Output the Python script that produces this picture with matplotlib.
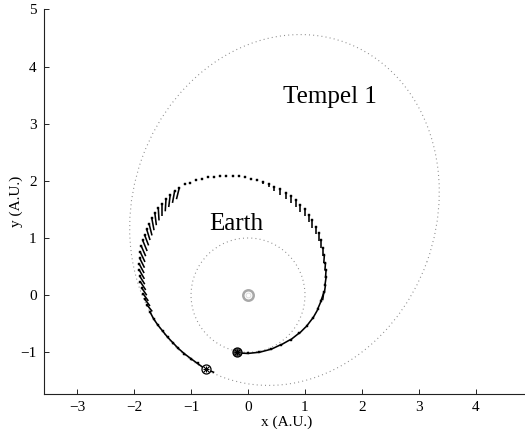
import numpy as np
import matplotlib
matplotlib.use('Agg')
import matplotlib.pyplot as plt
from matplotlib.patches import Ellipse, Circle
from matplotlib.collections import LineCollection

# ---------------- data ----------------
# spacecraft trajectory sample points (A.U.)
traj_x = [-0.20, 0.00, 0.20, 0.40, 0.58, 0.75, 0.90, 1.03, 1.14, 1.22, 1.28,
          1.33, 1.36, 1.37, 1.37, 1.36, 1.34, 1.31, 1.28, 1.24, 1.19, 1.13, 1.07,
          1.00, 0.92, 0.84, 0.75, 0.66, 0.56, 0.46, 0.36, 0.26,
          0.16, 0.06, -0.05, -0.16, -0.27, -0.38, -0.49, -0.60, -0.71, -0.81,
          -0.92, -1.02, -1.11,
          -1.205, -1.288, -1.366, -1.440, -1.510, -1.575, -1.635, -1.688, -1.737,
          -1.780, -1.817, -1.848, -1.873, -1.891, -1.903, -1.910, -1.909, -1.902,
          -1.889, -1.869, -1.844, -1.812, -1.775,
          -1.721, -1.659, -1.583, -1.499, -1.413, -1.319, -1.223, -1.117, -1.003,
          -0.886, -0.763]
traj_y = [-1.01, -1.02, -1.00, -0.95, -0.87, -0.78, -0.67, -0.54, -0.40, -0.25, -0.10,
          0.05, 0.18, 0.31, 0.44, 0.57, 0.70, 0.83, 0.96, 1.08, 1.20, 1.31, 1.41,
          1.50, 1.58, 1.66, 1.73, 1.79, 1.85, 1.90, 1.94, 1.98,
          2.01, 2.04, 2.06, 2.08, 2.09, 2.09, 2.09, 2.07, 2.06, 2.04,
          2.01, 1.97, 1.94,
          1.883, 1.820, 1.750, 1.677, 1.599, 1.517, 1.432, 1.342, 1.249,
          1.155, 1.057, 0.957, 0.856, 0.753, 0.649, 0.545, 0.440, 0.336,
          0.233, 0.130, 0.028, -0.071, -0.169,
          -0.292, -0.412, -0.523, -0.628, -0.734, -0.833, -0.933, -1.025, -1.111,
          -1.196, -1.284]
# thrust vectors drawn from each trajectory point (A.U.)
thrust_dx = [0.19, 0.19, 0.19, 0.17, 0.16, 0.14, 0.12, 0.10, 0.08, 0.06, 0.05,
             -0.02, -0.02, -0.02, -0.01, -0.01, -0.01, 0.00, 0.00, 0.00, 0.00, 0.00, 0.00,
             0.00, 0.00, 0.00, 0.00, 0.00, 0.00, 0.00, 0.00, 0.00,
             0, 0, 0, 0, 0, 0, 0, 0, 0, 0, 0, 0, 0,
             -0.051, -0.038, -0.026, -0.013, 0.000, 0.013, 0.026, 0.038, 0.051,
             0.060, 0.072, 0.077, 0.077, 0.082, 0.086, 0.086, 0.090, 0.089,
             0.093, 0.091, 0.094, 0.091, 0.094,
             0.062, 0.076, 0.084, 0.086, 0.094, 0.096, 0.106, 0.114, 0.117,
             0.123, 0.170]
thrust_dy = [-0.01, 0.02, 0.05, 0.08, 0.09, 0.11, 0.12, 0.13, 0.14, 0.14, 0.14,
             -0.14, -0.14, -0.14, -0.14, -0.14, -0.14, -0.14, -0.14, -0.13, -0.13, -0.13, -0.13,
             -0.12, -0.12, -0.12, -0.11, -0.10, -0.09, -0.07, -0.05, -0.04,
             0, 0, 0, 0, 0, 0, 0, 0, 0, 0, 0, 0, 0,
             -0.204, -0.206, -0.208, -0.210, -0.210, -0.210, -0.208, -0.206, -0.204,
             -0.191, -0.187, -0.185, -0.174, -0.172, -0.169, -0.158, -0.156, -0.145,
             -0.143, -0.132, -0.129, -0.119, -0.117,
             -0.120, -0.111, -0.105, -0.106, -0.099, -0.100, -0.092, -0.086, -0.085,
             -0.088, -0.070]

departure = (-0.20, -0.99)
arrival = (-0.73, -1.30)
sun = (0.0, 0.0)
earth_orbit_radius = 1.0
# Tempel 1 orbit ellipse: centre, semi-major, semi-minor, orientation (deg)
tempel_center = (0.64, 1.49)
tempel_a = 3.12
tempel_b = 2.66
tempel_angle = 70.0

x_ticks = [-3, -2, -1, 0, 1, 2, 3, 4]
y_ticks = [-1, 0, 1, 2, 3, 4, 5]

# ---------------- figure ----------------
plt.rcParams['font.family'] = ['Liberation Serif', 'DejaVu Serif']
plt.rcParams['lines.scale_dashes'] = False

fig = plt.figure(figsize=(5.25, 4.3), dpi=100)
ax = fig.add_axes([43.5 / 525, 36 / 430, 486.5 / 525, 384.6 / 430])

dotted = (0, (0.7, 2.3))
ax.add_patch(Circle(sun, earth_orbit_radius, fill=False, ec='#8a8a8a',
                    lw=0.8, ls=dotted))
ax.add_patch(Ellipse(tempel_center, 2 * tempel_a, 2 * tempel_b, angle=tempel_angle,
                     fill=False, ec='#8a8a8a', lw=0.8, ls=dotted))

tx = np.array(traj_x)
ty = np.array(traj_y)
dx = np.array(thrust_dx)
dy = np.array(thrust_dy)
segs = [[(x0, y0), (x0 + a, y0 + b)] for x0, y0, a, b in zip(tx, ty, dx, dy)
        if (a != 0 or b != 0)]
ax.add_collection(LineCollection(segs, colors='k', linewidths=1.15,
                                 capstyle='butt'))
ax.plot(tx, ty, ls='none', marker='s', ms=2.0, mfc='k', mec='k', mew=0.3)

# sun
ax.plot(*sun, marker='o', ms=7.5, mfc='white', mec='#a8a8a8', mew=1.8)
ax.plot(*sun, marker='o', ms=3.5, mfc='white', mec='#d8d8d8', mew=0.6)

# Earth at departure / arrival
for pt, face in ((departure, '#505050'), (arrival, 'white')):
    ax.plot(*pt, marker='o', ms=6.5, mfc=face, mec='k', mew=0.9)
    ax.plot(*pt, marker='x', ms=4.2, color='k', mew=0.8)
    ax.plot(*pt, marker='+', ms=4.8, color='k', mew=0.8)

ax.text(1.43, 3.47, 'Tempel 1', fontsize=18, ha='center', va='center')
ax.text(-0.21, 1.24, 'Earth', fontsize=18, ha='center', va='center')

ax.set_xlim(-3.59, 4.95)
ax.set_ylim(-1.73, 5.0)
ax.set_xticks(x_ticks)
ax.set_yticks(y_ticks)
ax.tick_params(direction='in', length=3.5, width=0.6, labelsize=11, pad=5)
ax.set_xlabel('x (A.U.)', fontsize=11, labelpad=1)
ax.set_ylabel('y (A.U.)', fontsize=11, labelpad=-2)
for s in ('top', 'right'):
    ax.spines[s].set_visible(False)
for s in ('left', 'bottom'):
    ax.spines[s].set_linewidth(0.8)
    ax.spines[s].set_color('#222222')

fig.savefig('out.png', dpi=100)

━━━━━━

### To be done
Copy out all of the data word for word. Do not carry over any picture.

### Correct result
Output the Python script that produces this picture with matplotlib.
import numpy as np
import matplotlib
matplotlib.use('Agg')
import matplotlib.pyplot as plt
from matplotlib.patches import Ellipse, Circle
from matplotlib.collections import LineCollection

# ---------------- data ----------------
# spacecraft trajectory sample points (A.U.)
traj_x = [-0.20, 0.00, 0.20, 0.40, 0.58, 0.75, 0.90, 1.03, 1.14, 1.22, 1.28,
          1.33, 1.36, 1.37, 1.37, 1.36, 1.34, 1.31, 1.28, 1.24, 1.19, 1.13, 1.07,
          1.00, 0.92, 0.84, 0.75, 0.66, 0.56, 0.46, 0.36, 0.26,
          0.16, 0.06, -0.05, -0.16, -0.27, -0.38, -0.49, -0.60, -0.71, -0.81,
          -0.92, -1.02, -1.11,
          -1.205, -1.288, -1.366, -1.440, -1.510, -1.575, -1.635, -1.688, -1.737,
          -1.780, -1.817, -1.848, -1.873, -1.891, -1.903, -1.910, -1.909, -1.902,
          -1.889, -1.869, -1.844, -1.812, -1.775,
          -1.721, -1.659, -1.583, -1.499, -1.413, -1.319, -1.223, -1.117, -1.003,
          -0.886, -0.763]
traj_y = [-1.01, -1.02, -1.00, -0.95, -0.87, -0.78, -0.67, -0.54, -0.40, -0.25, -0.10,
          0.05, 0.18, 0.31, 0.44, 0.57, 0.70, 0.83, 0.96, 1.08, 1.20, 1.31, 1.41,
          1.50, 1.58, 1.66, 1.73, 1.79, 1.85, 1.90, 1.94, 1.98,
          2.01, 2.04, 2.06, 2.08, 2.09, 2.09, 2.09, 2.07, 2.06, 2.04,
          2.01, 1.97, 1.94,
          1.883, 1.820, 1.750, 1.677, 1.599, 1.517, 1.432, 1.342, 1.249,
          1.155, 1.057, 0.957, 0.856, 0.753, 0.649, 0.545, 0.440, 0.336,
          0.233, 0.130, 0.028, -0.071, -0.169,
          -0.292, -0.412, -0.523, -0.628, -0.734, -0.833, -0.933, -1.025, -1.111,
          -1.196, -1.284]
# thrust vectors drawn from each trajectory point (A.U.)
thrust_dx = [0.19, 0.19, 0.19, 0.17, 0.16, 0.14, 0.12, 0.10, 0.08, 0.06, 0.05,
             -0.02, -0.02, -0.02, -0.01, -0.01, -0.01, 0.00, 0.00, 0.00, 0.00, 0.00, 0.00,
             0.00, 0.00, 0.00, 0.00, 0.00, 0.00, 0.00, 0.00, 0.00,
             0, 0, 0, 0, 0, 0, 0, 0, 0, 0, 0, 0, 0,
             -0.051, -0.038, -0.026, -0.013, 0.000, 0.013, 0.026, 0.038, 0.051,
             0.060, 0.072, 0.077, 0.077, 0.082, 0.086, 0.086, 0.090, 0.089,
             0.093, 0.091, 0.094, 0.091, 0.094,
             0.062, 0.076, 0.084, 0.086, 0.094, 0.096, 0.106, 0.114, 0.117,
             0.123, 0.170]
thrust_dy = [-0.01, 0.02, 0.05, 0.08, 0.09, 0.11, 0.12, 0.13, 0.14, 0.14, 0.14,
             -0.14, -0.14, -0.14, -0.14, -0.14, -0.14, -0.14, -0.14, -0.13, -0.13, -0.13, -0.13,
             -0.12, -0.12, -0.12, -0.11, -0.10, -0.09, -0.07, -0.05, -0.04,
             0, 0, 0, 0, 0, 0, 0, 0, 0, 0, 0, 0, 0,
             -0.204, -0.206, -0.208, -0.210, -0.210, -0.210, -0.208, -0.206, -0.204,
             -0.191, -0.187, -0.185, -0.174, -0.172, -0.169, -0.158, -0.156, -0.145,
             -0.143, -0.132, -0.129, -0.119, -0.117,
             -0.120, -0.111, -0.105, -0.106, -0.099, -0.100, -0.092, -0.086, -0.085,
             -0.088, -0.070]

departure = (-0.20, -0.99)
arrival = (-0.73, -1.30)
sun = (0.0, 0.0)
earth_orbit_radius = 1.0
# Tempel 1 orbit ellipse: centre, semi-major, semi-minor, orientation (deg)
tempel_center = (0.64, 1.49)
tempel_a = 3.12
tempel_b = 2.66
tempel_angle = 70.0

x_ticks = [-3, -2, -1, 0, 1, 2, 3, 4]
y_ticks = [-1, 0, 1, 2, 3, 4, 5]

# ---------------- figure ----------------
plt.rcParams['font.family'] = ['Liberation Serif', 'DejaVu Serif']
plt.rcParams['lines.scale_dashes'] = False

fig = plt.figure(figsize=(5.25, 4.3), dpi=100)
ax = fig.add_axes([43.5 / 525, 36 / 430, 486.5 / 525, 384.6 / 430])

dotted = (0, (0.7, 2.3))
ax.add_patch(Circle(sun, earth_orbit_radius, fill=False, ec='#8a8a8a',
                    lw=0.8, ls=dotted))
ax.add_patch(Ellipse(tempel_center, 2 * tempel_a, 2 * tempel_b, angle=tempel_angle,
                     fill=False, ec='#8a8a8a', lw=0.8, ls=dotted))

tx = np.array(traj_x)
ty = np.array(traj_y)
dx = np.array(thrust_dx)
dy = np.array(thrust_dy)
segs = [[(x0, y0), (x0 + a, y0 + b)] for x0, y0, a, b in zip(tx, ty, dx, dy)
        if (a != 0 or b != 0)]
ax.add_collection(LineCollection(segs, colors='k', linewidths=1.15,
                                 capstyle='butt'))
ax.plot(tx, ty, ls='none', marker='s', ms=2.0, mfc='k', mec='k', mew=0.3)

# sun
ax.plot(*sun, marker='o', ms=7.5, mfc='white', mec='#a8a8a8', mew=1.8)
ax.plot(*sun, marker='o', ms=3.5, mfc='white', mec='#d8d8d8', mew=0.6)

# Earth at departure / arrival
for pt, face in ((departure, '#505050'), (arrival, 'white')):
    ax.plot(*pt, marker='o', ms=6.5, mfc=face, mec='k', mew=0.9)
    ax.plot(*pt, marker='x', ms=4.2, color='k', mew=0.8)
    ax.plot(*pt, marker='+', ms=4.8, color='k', mew=0.8)

ax.text(1.43, 3.47, 'Tempel 1', fontsize=18, ha='center', va='center')
ax.text(-0.21, 1.24, 'Earth', fontsize=18, ha='center', va='center')

ax.set_xlim(-3.59, 4.95)
ax.set_ylim(-1.73, 5.0)
ax.set_xticks(x_ticks)
ax.set_yticks(y_ticks)
ax.tick_params(direction='in', length=3.5, width=0.6, labelsize=11, pad=5)
ax.set_xlabel('x (A.U.)', fontsize=11, labelpad=1)
ax.set_ylabel('y (A.U.)', fontsize=11, labelpad=-2)
for s in ('top', 'right'):
    ax.spines[s].set_visible(False)
for s in ('left', 'bottom'):
    ax.spines[s].set_linewidth(0.8)
    ax.spines[s].set_color('#222222')

fig.savefig('out.png', dpi=100)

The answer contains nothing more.